Аскар Серкулович, когда Вы впервые выехали на работу за рубеж?

– Начиная с 1984 года я получал приглашения из разных университетов мира, но выезжать было очень трудно. Только после развала Советского Союза стал, что называется, выездным. Были райкомы, горкомы партии, комиссии из старых большевиков, которые одним вопросом о каком-нибудь съезде и пленуме могли перекрыть кислород любому желающему выехать за рубеж. Идеологическая подкованность, а не наука решала такие вопросы.

 Первый раз надолго я выехал в 1995 году в Мюнхен (Германия). Это произошло после того, как распустили Верховный Совет РК 13-го созыва. Я ведь в 1990 по 1995 годы дважды избирался депутатом. После известного заявления Татьяны Квятковский я уехал на Запад, что называется, «с концами». Причем не я один, в 90-е годы людей, решившихся на такой шаг, было много. Мы, люди науки, образования, искусство, вдруг в одночасье ощутили, что мы никому не нужны. Некоторые остались не у дел, некоторые уехали за границу, а некоторые стали «челноками». «Челнок» из меня вряд ли получился бы, я это знаю, поэтому даже и не пытался им стать. Но справедливости ради надо заметить, что многие из моих коллег, кто занимался «челночным» бизнесменом, преуспели и стали богатыми людьми республики.

 Но, как говорится, не бывает худа без добра. Те, кто не успел защититься, им, с одной стороны, повезло, ведь они просто бросили науку. Ведь это такая вещь… Неясно, будет она кормить или нет, ведь во все времена наука была рискованным делом. К тому же у нас приятно считать, что наука всегда должна находитсы в бедности, дескать с голодным желудком работается и думается лучше. На самом деле это не так.

 В 1995 году выиграв стипендию Гумбольдта, я выехал в Германию для работы в университет им. Людвига Максимиллиана. Прожил на Амалиенштрассе полтора года. Моими соседями были композитор Родион Щедрин и Майя Плисецкая. У меня до сих пор хранится автограф великой балерины в тетради по немецкому языку. Она работала в балетной школе. Мне было очень приятно слушать ее воспоминания о городе Чимкенте, куда они были эвакуированы во время войны. Также моим соседом был знаменитый академик Раушенбах, создававший двигатели для космических кораблей. Но он был приглашен не факультетом физики или математики, а факультетом славистики, у него было хобби – старые славянскин книги. Многие известные академики исследовали «Слово о полку Игореве», но тем не менее Раушенбаха пригласили, потому что он был «технарем». Считалось, что гуманитарии правильно рассуждают, но все же чересчур идеологически ангажированы. А им нужна чистая наука, чистые факты, и с этой точки зрения Раушенбах был крупным специалистом. Одним словом, много приезжало светлых умов из России.

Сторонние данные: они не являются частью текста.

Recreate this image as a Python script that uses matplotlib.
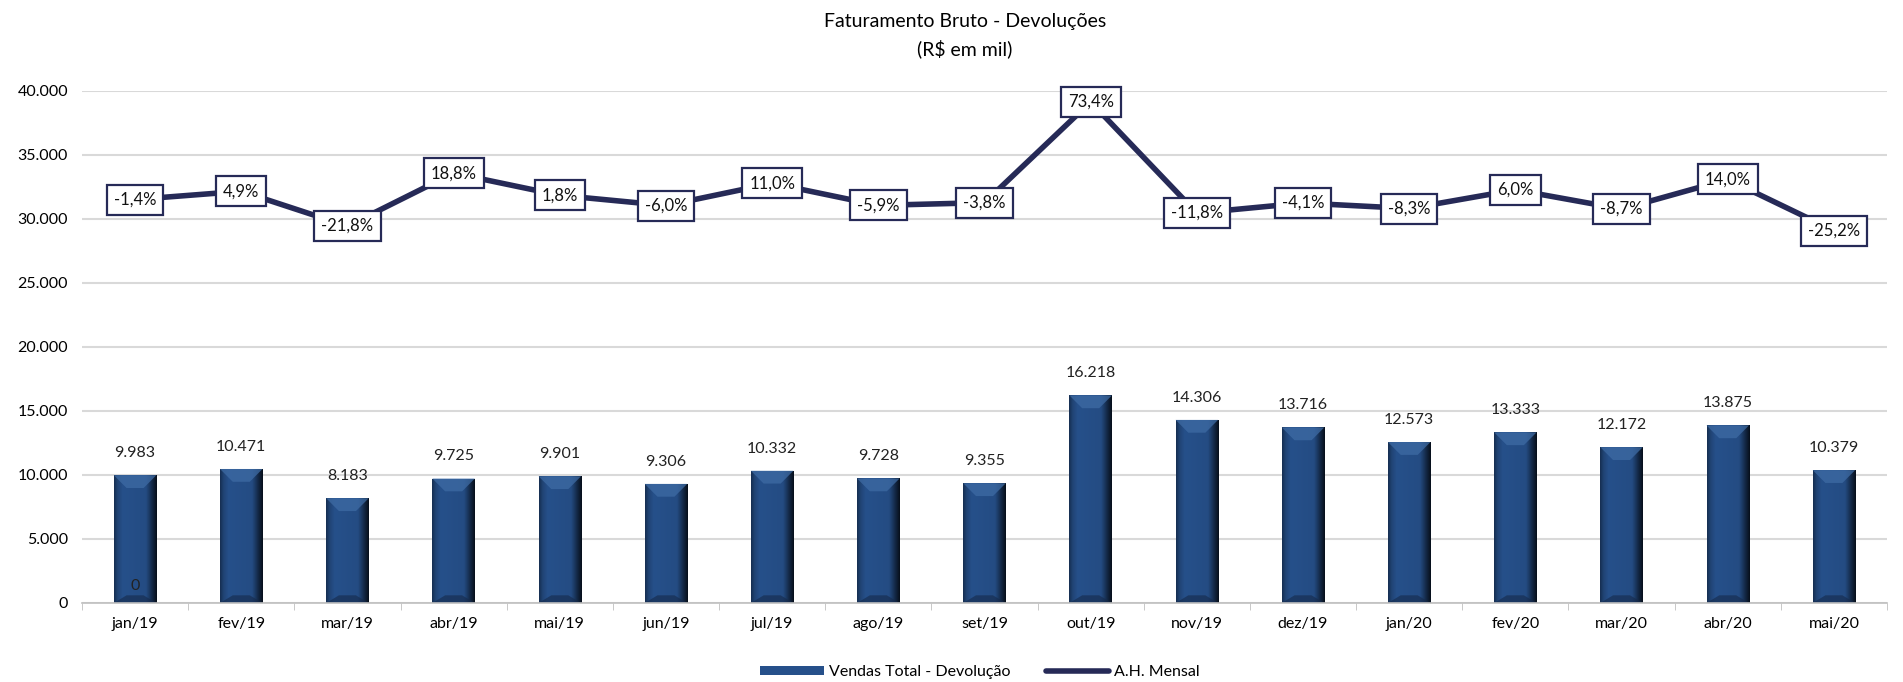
import matplotlib
matplotlib.use("Agg")
import matplotlib.pyplot as plt
from matplotlib.patches import Polygon
import numpy as np

plt.rcParams['font.family'] = ['Lato', 'DejaVu Sans']

# data
meses = ["jan/19", "fev/19", "mar/19", "abr/19", "mai/19", "jun/19", "jul/19", "ago/19", "set/19",
         "out/19", "nov/19", "dez/19", "jan/20", "fev/20", "mar/20", "abr/20", "mai/20"]
vendas = [9983, 10471, 8183, 9725, 9901, 9306, 10332, 9728, 9355,
          16218, 14306, 13716, 12573, 13333, 12172, 13875, 10379]
ah_mensal = [-1.4, 4.9, -21.8, 18.8, 1.8, -6.0, 11.0, -5.9, -3.8,
             73.4, -11.8, -4.1, -8.3, 6.0, -8.7, 14.0, -25.2]

navy = "#262a57"
barcol = "#26508a"

def fmt_mil(v):
    return f"{v:,.0f}".replace(",", ".")

fig = plt.figure(figsize=(19.03, 6.82), dpi=100)
ax = fig.add_axes([82/1903, 1-603/682, 1805/1903, 512/682])
x = np.arange(len(meses))
w = 0.40

bars = ax.bar(x, vendas, width=w, color=barcol, zorder=2, label="Vendas Total - Devolução")

# bevel look on the bars
grad = np.linspace(0, 1, 50)
prof = np.interp(grad, [0, 0.08, 0.2, 0.75, 0.9, 1.0], [0.6, 0.85, 1.0, 0.95, 0.5, 0.2])
base = np.array(matplotlib.colors.to_rgb(barcol))
img = np.clip(base[None, :] * prof[:, None], 0, 1)[None, :, :]
bx = 0.12
by = 1000
for b, xi, v in zip(bars, x, vendas):
    x0, x1 = xi - w/2, xi + w/2
    im = ax.imshow(img, extent=[x0, x1, 0, v], aspect='auto', zorder=2.1, interpolation='bilinear')
    im.set_clip_path(b)
    ax.add_patch(Polygon([[x0, v], [x1, v], [x1 - bx, v - by], [x0 + bx, v - by]],
                         closed=True, facecolor="#3e6ba4", edgecolor='none', alpha=0.75, zorder=2.2))
    ax.add_patch(Polygon([[x0, 0], [x1, 0], [x1 - bx, by*0.6], [x0 + bx, by*0.6]],
                         closed=True, facecolor="#15294a", edgecolor='none', alpha=0.6, zorder=2.2))
    ax.annotate(fmt_mil(v), (xi, v), xytext=(0, 16), textcoords="offset points",
                ha="center", va="center", fontsize=11.5, color="#222222")

ax.text(0, 1300, "0", ha="center", va="center", fontsize=11.5, color="#222222", zorder=3)

ax.set_ylim(0, 40000)
ax.set_xlim(-0.5, len(meses) - 0.5)
ax.set_yticks(np.arange(0, 40001, 5000))
ax.set_yticklabels([fmt_mil(v) for v in np.arange(0, 40001, 5000)], fontsize=11.5)
ax.set_xticks(x)
ax.set_xticklabels(meses, fontsize=11.5)
ax.set_xticks(np.arange(-0.5, len(meses), 1), minor=True)
ax.tick_params(axis='x', which='major', length=0, pad=10)
ax.tick_params(axis='x', which='minor', length=5, color="#bfbfbf")
ax.tick_params(axis='y', length=0, pad=10)
ax.grid(axis='y', color="#d9d9d9", linewidth=1.5, zorder=0)
ax.set_axisbelow(True)
for s in ["top", "right", "left"]:
    ax.spines[s].set_visible(False)
ax.spines["bottom"].set_color("#bfbfbf")
ax.spines["bottom"].set_linewidth(1.2)

# secondary axis for the line (hidden)
ax2 = ax.twinx()
ax2.plot(x, ah_mensal, color=navy, linewidth=4, zorder=3, label="A.H. Mensal", solid_capstyle='round')
ax2.set_ylim(-310.8, 81.8)
ax2.axis('off')
for xi, p in zip(x, ah_mensal):
    ax2.text(xi, p, f"{p:.1f}%".replace(".", ","), ha="center", va="center", fontsize=12,
             color="#111111", zorder=4,
             bbox=dict(boxstyle="square,pad=0.42", facecolor="white", edgecolor=navy, linewidth=1.6))

fig.text(0.507, 1-22/682, "Faturamento Bruto - Devoluções", ha="center", va="center", fontsize=14)
fig.text(0.507, 1-49/682, "(R$ em mil)", ha="center", va="center", fontsize=14)

h1, l1 = ax.get_legend_handles_labels()
h2, l2 = ax2.get_legend_handles_labels()
fig.legend(h1 + h2, l1 + l2, loc="center", bbox_to_anchor=(0.515, 1-672/682), ncol=2, frameon=False,
           fontsize=11.5, handlelength=4, handleheight=0.5, columnspacing=2.2, handletextpad=0.3)

fig.savefig("out.png", dpi=100)
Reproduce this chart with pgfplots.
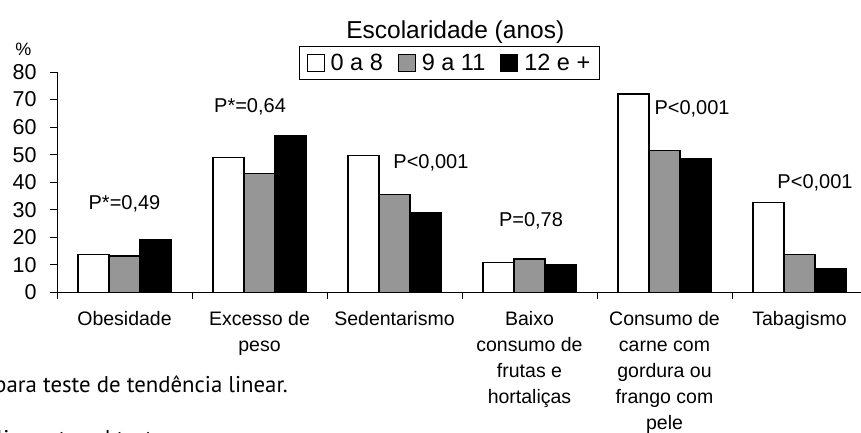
\documentclass[border=0pt]{standalone}
\usepackage{pgfplots}
\pgfplotsset{compat=1.18}
\usepackage{fontspec}
\setmainfont{Liberation Sans}
\newfontfamily\footfont{PT Sans}
\definecolor{barGray}{RGB}{150,150,150}
\pgfplotstableread{
x w g b
0 13.7 13.2 19.3
1 48.9 43.3 56.8
2 49.7 35.5 29.1
3 10.8 12.1 9.9
4 72.0 51.4 48.4
5 32.7 13.8 8.5
}\datatab
\begin{document}
\begin{tikzpicture}
\begin{axis}[
  at={(124.5pt,140.7pt)}, anchor=origin,
  scale only axis, width=810pt, height=220.3pt,
  xmin=-0.5, xmax=5.5, ymin=0, ymax=80,
  clip=false,
  axis x line=bottom, axis y line=left,
  axis line style={-, line width=0.9pt, black},
  ybar=0pt, bar width=31pt,
  /pgf/number format/assume math mode=true,
  ytick={0,10,...,80},
  yticklabel style={font=\fontsize{21.5}{21.5}\selectfont, xshift=-10pt},
  xtick={-0.5,0.5,...,5.5},
  xticklabels={,,,,,,,},
  tick align=outside,
  major tick length=7pt,
  tick style={line width=0.9pt, black},
  extra x ticks={0,1,2,3,4,5},
  extra x tick labels={Obesidade,Excesso de\\peso,Sedentarismo,Baixo\\consumo de\\frutas e\\hortaliças,Consumo de\\carne com\\gordura ou\\frango com\\pele,Tabagismo},
  extra x tick style={tick style={draw=none}},
  xticklabel style={font=\fontsize{19.5}{26}\selectfont, align=center, anchor=north, yshift=-9pt},
  legend style={at={(0.4846,1.041)}, anchor=center, draw=black, line width=0.9pt,
    font=\fontsize{23.5}{23.5}\selectfont, legend columns=3,
    inner xsep=7pt, inner ysep=6pt,
    /tikz/every odd column/.append style={column sep=4pt},
    /tikz/every even column/.append style={column sep=13pt}},
  legend image code/.code={\draw[#1, line width=0.9pt] (0pt,-8.5pt) rectangle (17pt,8.5pt);},
]
\addplot[fill=white, draw=black, line width=1.1pt] table[x=x,y=w]{\datatab};
\addplot[fill=barGray, draw=black, line width=1.1pt] table[x=x,y=g]{\datatab};
\addplot[fill=black, draw=black, line width=1.1pt] table[x=x,y=b]{\datatab};
\legend{0 a 8,9 a 11,12 e +}
\node[font=\fontsize{24.5}{25}\selectfont] at (axis description cs:0.4917,1.18) {Escolaridade (anos)};
\begin{scope}[every node/.style={font=\fontsize{20}{20}\selectfont}]
\node at (axis cs:0,32.0) {P*=0,49};
\node at (axis cs:0.93,67.2) {P*=0,64};
\node at (axis cs:2.27,47.2) {P<0,001};
\node at (axis cs:3.011,26.0) {P=0,78};
\node at (axis cs:4.204,66.8) {P<0,001};
\node at (axis cs:5.115,39.8) {P<0,001};
\end{scope}
\end{axis}
\node[font=\fontsize{18}{18}\selectfont] at (23.5pt,384pt) {\%};
\node[font=\footfont\fontsize{22.8}{24}\selectfont, anchor=base east, inner sep=0pt] at (288pt,40pt) {para teste de tendência linear.};
\node[font=\footfont\fontsize{22.8}{24}\selectfont, anchor=base west, inner sep=0pt] at (-3.5pt,-14pt) {linear trend test.};
\pgfresetboundingbox
\path[use as bounding box] (0pt,0pt) rectangle (861pt,433pt);
\end{tikzpicture}
\end{document}
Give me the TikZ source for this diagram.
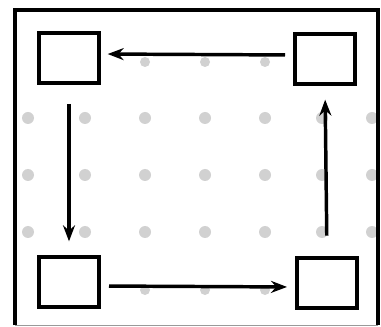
\documentclass[tikz,border=0pt]{standalone}
\usepackage{tikz}
\usetikzlibrary{arrows.meta, positioning}

\begin{document}
\begin{tikzpicture}[x=0.75pt, y=-0.75pt,
      cell/.style={rectangle, draw=black, line width=3pt, minimum width=45pt, minimum height=38pt, anchor=center},
      flow/.style={-{Stealth[length=12pt, width=9pt]}, line width=2.6pt},
      speck/.style={fill=black!18, draw=none}
    ]
      \useasboundingbox (0,0) rectangle (381,327);
      % halftone specks of the scan
      \foreach \x in {28,85,145,205,265,322,372} {
        \foreach \y in {118,175,232} {
          \fill[speck] (\x,\y) circle (6);
        }
      }
      \foreach \x in {145,205,265} {
        \fill[speck] (\x,62) circle (5);
        \fill[speck] (\x,290) circle (5);
      }
      \draw[line width=2.8pt] (15,325) -- (15,10) -- (378,10) -- (378,325);
      \draw[line width=0.6pt, black!40] (15,325) -- (378,325);

      \node[cell] (TL) at (69,58) {};
      \node[cell] (TR) at (325,59) {};
      \node[cell] (BL) at (69,282) {};
      \node[cell] (BR) at (327,283) {};

      \draw[flow, shorten <=6, shorten >=5] ([yshift=3]TR.west) -- ([yshift=3]TL.east);
      \draw[flow, shorten <=14, shorten >=10] (TL.south) -- (BL.north);
      \draw[flow, shorten <=6, shorten >=6] ([yshift=-3]BL.east) -- ([yshift=-3]BR.west);
      \draw[flow, shorten <=15, shorten >=10] (BR.north) -- (TR.south);
    \end{tikzpicture}
\end{document}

А у вас не было чувства ностальгии?

– В Алма-Ате, в Москве всегда сильно тосковал по малой родине. Я имею в виду станцию Шиели, что в Кзыл-Ординской области. Тосковал по ней, когда впервые в 1969 году 12-летним мальчишкой приехал в Алма-Ату, и позже, когда был сдудентом МГУ, и работая впоследствии за рубежом… Но в то же время не могу долго находиться на одном месте, я по натуре – кочевник, можно сказать, все время кочую. У меня есть ровесник – Шаймурат. Он старше меня на 2-3 часа. Он живет в Шиели, выращивает дыни и ежегодно возит их в Оренбург или Саратов на продажу. Потому что цена там выше, чем на родине, так выгодно. Посмотрите, что получается: он продает дыни в Саратове, а я продаю свои знания в Европе. Разница только в природе товара, в остальном мы одинаковы: он кочует, и кочую я. Но хотел бы отметить, что в последнее время моя жизнь стала более организованна. Вначале это было чисто экономические причины, а сейчас уже, слава Богу, ситуация улучшается. В Казахстане, я вижу, меняется отношение к науке, чему я очень рад.

Этим можно обьяснить Ваше возвращение?

– Я бы сказал по-другому. На данный момент мне выгодно находиться здесь, в моей стране. Здесь есть хорошие студенты, с которыми можно работать. Хотя советское образование на самом деле было очень хорошим. Особенно в области естественных технических наук. Если, скажем, в области гуманитарных наук все было подчинено идеологии, вы все время должны были следить за тем, чтобы ваши выводы совпадали с решениями съездов КПСС, то у «технарей» такого не было. К примеру, почти все мои сокурсники – выпускники механико-математического факультета МГУ – остались в Штатах, Англии, Франции. Проще встретиться с однокурсниками где-нибудь на Западе, нежели в Москве. Все они востребованы, успешно работают, занимаются математикой.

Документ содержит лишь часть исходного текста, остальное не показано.